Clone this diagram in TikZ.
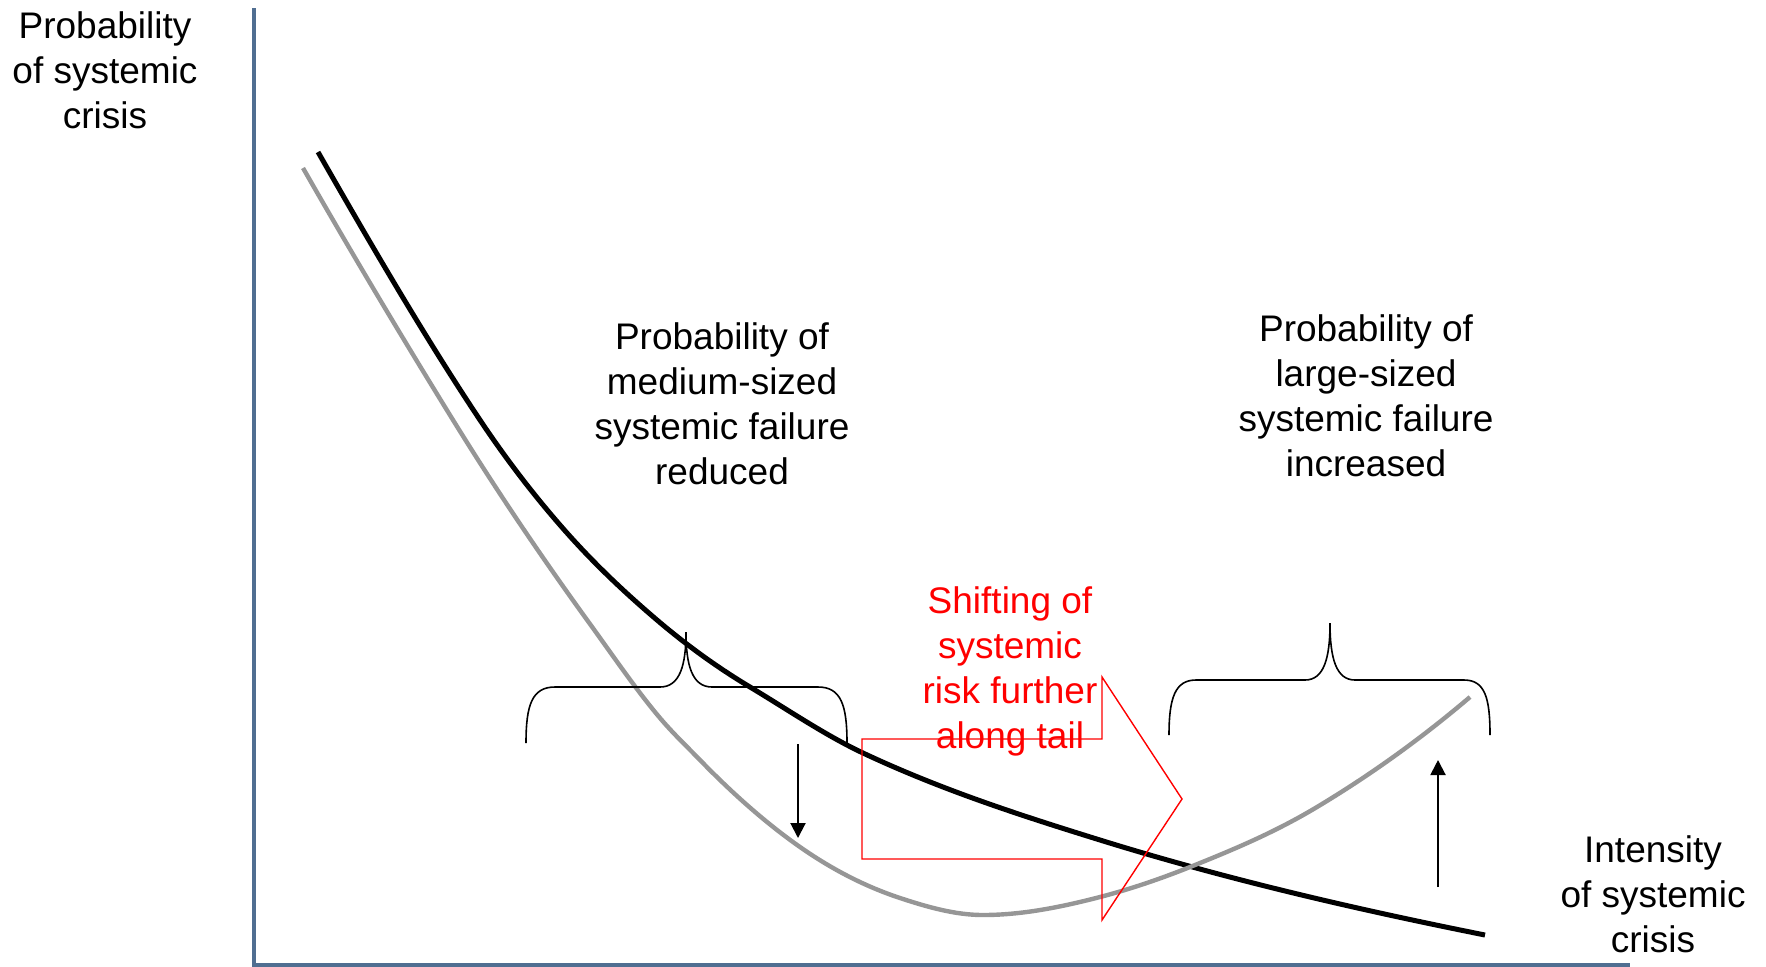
\documentclass[tikz,border=0pt]{standalone}
\usepackage{fontspec}
\setmainfont{Liberation Sans}
\usetikzlibrary{arrows.meta}
\definecolor{axisblue}{RGB}{80,110,145}
\definecolor{curvegray}{RGB}{150,150,150}
\begin{document}
\begin{tikzpicture}[x=0.5pt,y=-0.5pt,
  lbl/.style={align=center,inner sep=0pt,font=\fontsize{18.5}{22.5}\selectfont},
  axisline/.style={line width=1.8pt,draw=axisblue},
  oldcurve/.style={line width=2.5pt,draw=black},
  newcurve/.style={line width=2.2pt,draw=curvegray},
  bracestyle/.style={line width=0.8pt,draw=black},
  movearrow/.style={line width=1pt,draw=black,-{Triangle[length=7.5pt,width=7.5pt]}},
  shiftshape/.style={line width=0.7pt,draw=red}]
\useasboundingbox (0,0) rectangle (1766,966);

% axes
\coordinate (ytop) at (254,8);
\coordinate (orig) at (254,965);
\coordinate (xend) at (1630,965);
\draw[axisline] (ytop) -- (orig) -- (xend);

% curve before (black)
\draw[oldcurve] (318,152)
  .. controls (372,246.5) and (426,339) .. (480,420)
  .. controls (506.7,460) and (533.3,494.3) .. (560,525)
  .. controls (592.3,562.2) and (624.7,592.5) .. (657,620)
  .. controls (688,646.4) and (719,668.4) .. (750,687)
  .. controls (787.7,709.6) and (825.3,735.3) .. (863,753)
  .. controls (942,790.1) and (1021,815.5) .. (1100,840)
  .. controls (1228.3,879.8) and (1356.7,909.3) .. (1485,935);

% curve after (gray)
\draw[newcurve] (303,168)
  .. controls (353,255.5) and (403,339) .. (453,420)
  .. controls (498.7,494) and (544.3,561) .. (590,624)
  .. controls (613.3,656.2) and (636.7,690.5) .. (660,718)
  .. controls (673.3,733.7) and (686.7,746.3) .. (700,760)
  .. controls (733.3,794.3) and (766.7,823.7) .. (800,847)
  .. controls (833.3,870.3) and (866.7,887) .. (900,898)
  .. controls (927.7,907.1) and (955.3,915) .. (983,915)
  .. controls (1022,915) and (1061,907.1) .. (1100,897)
  .. controls (1130,889.2) and (1160,879) .. (1190,867)
  .. controls (1232.3,850.1) and (1274.7,832.4) .. (1317,807)
  .. controls (1368,776.4) and (1419,740.4) .. (1470,697);

% left brace
\draw[bracestyle] (526,743) .. controls (526,705) and (532,687) .. (555,687) -- (660,687) .. controls (680,687) and (686,665) .. (686,632)
  .. controls (686,665) and (692,687) .. (712,687) -- (818,687) .. controls (841,687) and (847,705) .. (847,743);
% right brace
\draw[bracestyle] (1169,735) .. controls (1169,698) and (1175,680) .. (1196,680) -- (1305,680) .. controls (1324,680) and (1330,658) .. (1330,623)
  .. controls (1330,658) and (1336,680) .. (1355,680) -- (1464,680) .. controls (1485,680) and (1490,698) .. (1490,735);

% arrows
\coordinate (dtop) at (798,744);
\coordinate (dbot) at (798,838);
\draw[movearrow] (dtop) -- (dbot);
\coordinate (ubot) at (1438,887);
\coordinate (utop) at (1438,760);
\draw[movearrow] (ubot) -- (utop);

% red block arrow
\draw[shiftshape] (862,739) -- (1102,739) -- (1102,677) -- (1182,799) -- (1102,920) -- (1102,859) -- (862,859) -- cycle;

% labels
\node[lbl] (ylab) at (105,70) {Probability\\of systemic\\crisis};
\node[lbl] (xlab) at (1653,894) {Intensity\\of systemic\\crisis};
\node[lbl] (medium) at (722,404) {Probability of\\medium-sized\\systemic failure\\reduced};
\node[lbl] (large) at (1366,396) {Probability of\\large-sized\\systemic failure\\increased};
\node[lbl,text=red] (shift) at (1010,671) {Shifting of\\systemic\\risk further\\along tail};
\end{tikzpicture}
\end{document}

■ WRITTEN PROBLEM
Copy nothing but the lines from the first one in the listing through the line with "(orig) -- (xend);", and omit the pictures.

■ CORRECT RESULT
Clone this diagram in TikZ.
\documentclass[tikz,border=0pt]{standalone}
\usepackage{fontspec}
\setmainfont{Liberation Sans}
\usetikzlibrary{arrows.meta}
\definecolor{axisblue}{RGB}{80,110,145}
\definecolor{curvegray}{RGB}{150,150,150}
\begin{document}
\begin{tikzpicture}[x=0.5pt,y=-0.5pt,
  lbl/.style={align=center,inner sep=0pt,font=\fontsize{18.5}{22.5}\selectfont},
  axisline/.style={line width=1.8pt,draw=axisblue},
  oldcurve/.style={line width=2.5pt,draw=black},
  newcurve/.style={line width=2.2pt,draw=curvegray},
  bracestyle/.style={line width=0.8pt,draw=black},
  movearrow/.style={line width=1pt,draw=black,-{Triangle[length=7.5pt,width=7.5pt]}},
  shiftshape/.style={line width=0.7pt,draw=red}]
\useasboundingbox (0,0) rectangle (1766,966);

% axes
\coordinate (ytop) at (254,8);
\coordinate (orig) at (254,965);
\coordinate (xend) at (1630,965);
\draw[axisline] (ytop) -- (orig) -- (xend);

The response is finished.